Neste "ram, ram" doméstico lembro-me vezes sem conta da minha avó. Vão-se desfiando na minha memória todos os anos em que cirandei à sua volta e dos seus conselhos e  técnicas na lide doméstica e não só. Em tudo. " As camisas começam sempre a passar-se pelas mangas...", "Para recuperares os atilhos de umas calças, é só pores um alfinete de ama numa ponta, que ele serve-te de guia até chegares ao outro lado"... A técnica certa para cozer um botão, para casear, todos os detalhes da cozinha mais pormenorizada e um sem número de coisas que vou recuperando e aplicando no que faço. 
Não posso deixar de achar que o meu curso também me ajuda nestas tarefas. A sério. Até a ser mamã acho que o curso que tirei me ajuda todos os dias. Eu não acertei em cheio no curso que tirei, mas com certeza que foi um grande curso o que eu tirei. Deu-me uma ginástica, limpeza de raciocínio e desenrascanço que são úteis em tudo na vida. 

1 comentário:

Sandra Lopes disse...

Uma das coisas que faz sentir que os meus avós continuam vivos é este prolongar dos seus ensinamentos - que tão bem referes - e que são heranças inestimáveis.

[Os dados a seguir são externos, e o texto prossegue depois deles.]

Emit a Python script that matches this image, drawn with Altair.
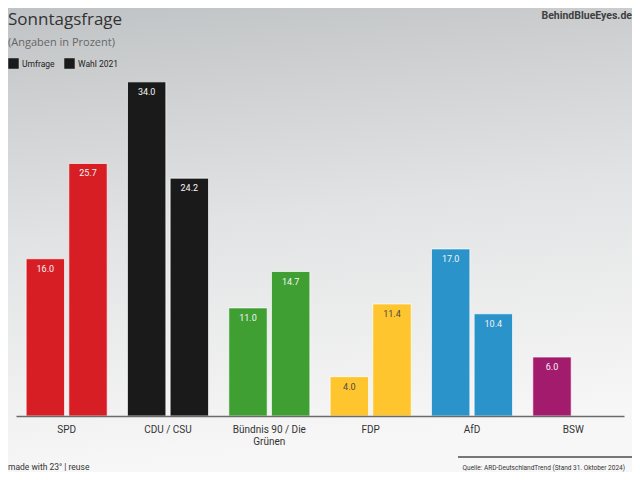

De quando em vez dou por mim e recordar esta ou aquela maneira de fazer no quotidiano, os gestos associados, os momentos específicos de uma dada altura do ano. Chamo a este fenómeno juntar "peças-memória".
Passo a explicar: Vimos vezes sem contar repetir certos gestos e frases. Em casa. Nas compras. Nos estudos. Na gestão das relações familiares.
Anos mais tarde, há que desenvolver as mesmíssimas tarefas ancestrais que as mulheres sempre fizeram, e devagar, mas distintamente, há "peças-memória" que ocupam o seu lugar.
Ahh, Então era por isto! Ahhh, realmente assim funciona melhor! Ahh, ainda bem que sabia fazer isto!

As casas habitadas sempre com alguém em casa, que espera por nós.

Assim, estas vozes atravessam os tempos: acompanham-nos, cúmplices.
Torna-nos mais acesos o que deles em nós permanece vivo.